DATA SHOWN -
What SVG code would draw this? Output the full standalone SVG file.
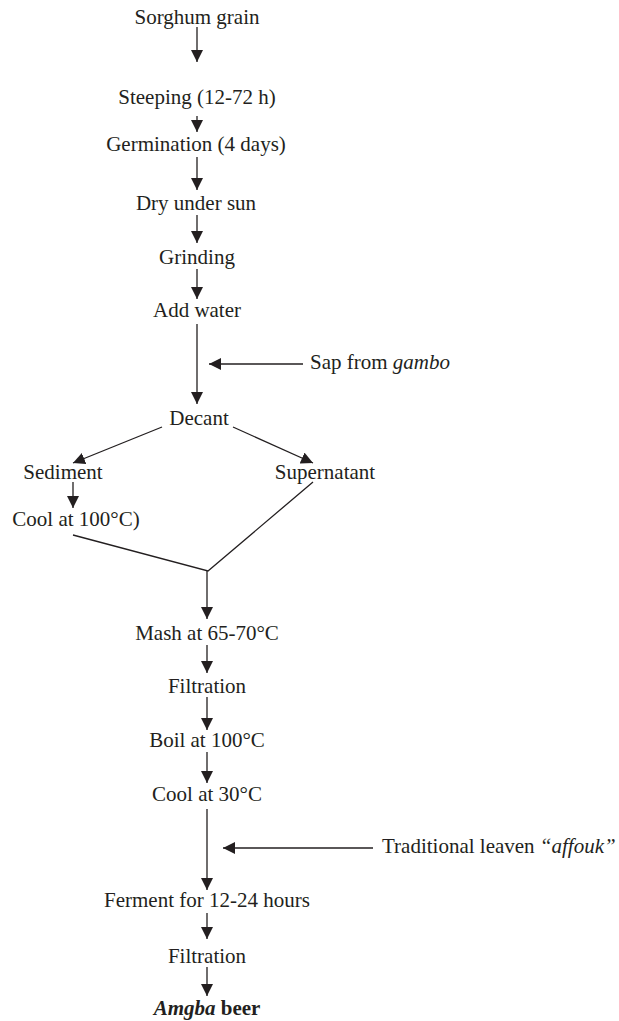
<svg xmlns="http://www.w3.org/2000/svg" width="619" height="1021" viewBox="0 0 619 1021">
<style>
text{font-family:'Liberation Serif','DejaVu Serif',serif;font-size:21px;fill:#231f20;text-anchor:middle}
.l{text-anchor:start}
.c line,.c polyline{stroke:#231f20;stroke-width:1.3;fill:none}
.a{marker-end:url(#ah)}
</style>
<defs>
<marker id="ah" viewBox="0 0 12 12" refX="12" refY="6" markerWidth="12" markerHeight="12" markerUnits="userSpaceOnUse" orient="auto">
<path d="M0,0 L12,6 L0,12 z" fill="#231f20"/>
</marker>
</defs>
<rect width="619" height="1021" fill="#fff"/>
<g class="c" id="connectors">
<line class="a" x1="197" y1="27" x2="197" y2="62"/>
<line class="a" x1="197" y1="116" x2="197" y2="132"/>
<line class="a" x1="197" y1="157" x2="197" y2="190"/>
<line class="a" x1="197" y1="215" x2="197" y2="243"/>
<line class="a" x1="197" y1="269" x2="197" y2="299"/>
<line class="a" x1="197" y1="324" x2="197" y2="404"/>
<line class="a" x1="303" y1="364" x2="209" y2="364"/>
<line class="a" x1="162" y1="427" x2="73" y2="463"/>
<line class="a" x1="233" y1="427" x2="313" y2="463"/>
<line class="a" x1="73" y1="482" x2="73" y2="508"/>
<polyline points="73,535 208,571 313,482"/>
<line class="a" x1="207" y1="571" x2="207" y2="619"/>
<line class="a" x1="207" y1="645" x2="207" y2="673"/>
<line class="a" x1="207" y1="697" x2="207" y2="730"/>
<line class="a" x1="207" y1="752" x2="207" y2="783"/>
<line class="a" x1="207" y1="809" x2="207" y2="890"/>
<line class="a" x1="373" y1="848" x2="223" y2="848"/>
<line class="a" x1="207" y1="913" x2="207" y2="939"/>
<line class="a" x1="207" y1="967" x2="207" y2="996"/>
</g>
<g id="n1"><text x="197" y="24">Sorghum grain</text></g>
<g id="n2"><text x="197" y="104">Steeping (12-72 h)</text></g>
<g id="n3"><text x="196" y="151">Germination (4 days)</text></g>
<g id="n4"><text x="196" y="210">Dry under sun</text></g>
<g id="n5"><text x="197" y="264">Grinding</text></g>
<g id="n6"><text x="197" y="317">Add water</text></g>
<g id="n7"><text class="l" x="310" y="369">Sap from <tspan font-style="italic">gambo</tspan></text></g>
<g id="n8"><text x="199" y="425">Decant</text></g>
<g id="n9"><text x="63" y="479">Sediment</text></g>
<g id="n10"><text x="325" y="479">Supernatant</text></g>
<g id="n11"><text x="76" y="526">Cool at 100°C)</text></g>
<g id="n12"><text x="207" y="640">Mash at 65-70°C</text></g>
<g id="n13"><text x="207" y="693">Filtration</text></g>
<g id="n14"><text x="207" y="747">Boil at 100°C</text></g>
<g id="n15"><text x="207" y="801">Cool at 30°C</text></g>
<g id="n16"><text class="l" x="382" y="853">Traditional leaven <tspan font-style="italic">“affouk”</tspan></text></g>
<g id="n17"><text x="207" y="907">Ferment for 12-24 hours</text></g>
<g id="n18"><text x="207" y="963">Filtration</text></g>
<g id="n19"><text x="207" y="1015" font-weight="bold"><tspan font-style="italic">Amgba</tspan> beer</text></g>
</svg>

DESCRIPTION OF THE TASK - Copy the listing in full and without alteration, omitting every picture.

THE ANSWER -
What SVG code would draw this? Output the full standalone SVG file.
<svg xmlns="http://www.w3.org/2000/svg" width="619" height="1021" viewBox="0 0 619 1021">
<style>
text{font-family:'Liberation Serif','DejaVu Serif',serif;font-size:21px;fill:#231f20;text-anchor:middle}
.l{text-anchor:start}
.c line,.c polyline{stroke:#231f20;stroke-width:1.3;fill:none}
.a{marker-end:url(#ah)}
</style>
<defs>
<marker id="ah" viewBox="0 0 12 12" refX="12" refY="6" markerWidth="12" markerHeight="12" markerUnits="userSpaceOnUse" orient="auto">
<path d="M0,0 L12,6 L0,12 z" fill="#231f20"/>
</marker>
</defs>
<rect width="619" height="1021" fill="#fff"/>
<g class="c" id="connectors">
<line class="a" x1="197" y1="27" x2="197" y2="62"/>
<line class="a" x1="197" y1="116" x2="197" y2="132"/>
<line class="a" x1="197" y1="157" x2="197" y2="190"/>
<line class="a" x1="197" y1="215" x2="197" y2="243"/>
<line class="a" x1="197" y1="269" x2="197" y2="299"/>
<line class="a" x1="197" y1="324" x2="197" y2="404"/>
<line class="a" x1="303" y1="364" x2="209" y2="364"/>
<line class="a" x1="162" y1="427" x2="73" y2="463"/>
<line class="a" x1="233" y1="427" x2="313" y2="463"/>
<line class="a" x1="73" y1="482" x2="73" y2="508"/>
<polyline points="73,535 208,571 313,482"/>
<line class="a" x1="207" y1="571" x2="207" y2="619"/>
<line class="a" x1="207" y1="645" x2="207" y2="673"/>
<line class="a" x1="207" y1="697" x2="207" y2="730"/>
<line class="a" x1="207" y1="752" x2="207" y2="783"/>
<line class="a" x1="207" y1="809" x2="207" y2="890"/>
<line class="a" x1="373" y1="848" x2="223" y2="848"/>
<line class="a" x1="207" y1="913" x2="207" y2="939"/>
<line class="a" x1="207" y1="967" x2="207" y2="996"/>
</g>
<g id="n1"><text x="197" y="24">Sorghum grain</text></g>
<g id="n2"><text x="197" y="104">Steeping (12-72 h)</text></g>
<g id="n3"><text x="196" y="151">Germination (4 days)</text></g>
<g id="n4"><text x="196" y="210">Dry under sun</text></g>
<g id="n5"><text x="197" y="264">Grinding</text></g>
<g id="n6"><text x="197" y="317">Add water</text></g>
<g id="n7"><text class="l" x="310" y="369">Sap from <tspan font-style="italic">gambo</tspan></text></g>
<g id="n8"><text x="199" y="425">Decant</text></g>
<g id="n9"><text x="63" y="479">Sediment</text></g>
<g id="n10"><text x="325" y="479">Supernatant</text></g>
<g id="n11"><text x="76" y="526">Cool at 100°C)</text></g>
<g id="n12"><text x="207" y="640">Mash at 65-70°C</text></g>
<g id="n13"><text x="207" y="693">Filtration</text></g>
<g id="n14"><text x="207" y="747">Boil at 100°C</text></g>
<g id="n15"><text x="207" y="801">Cool at 30°C</text></g>
<g id="n16"><text class="l" x="382" y="853">Traditional leaven <tspan font-style="italic">“affouk”</tspan></text></g>
<g id="n17"><text x="207" y="907">Ferment for 12-24 hours</text></g>
<g id="n18"><text x="207" y="963">Filtration</text></g>
<g id="n19"><text x="207" y="1015" font-weight="bold"><tspan font-style="italic">Amgba</tspan> beer</text></g>
</svg>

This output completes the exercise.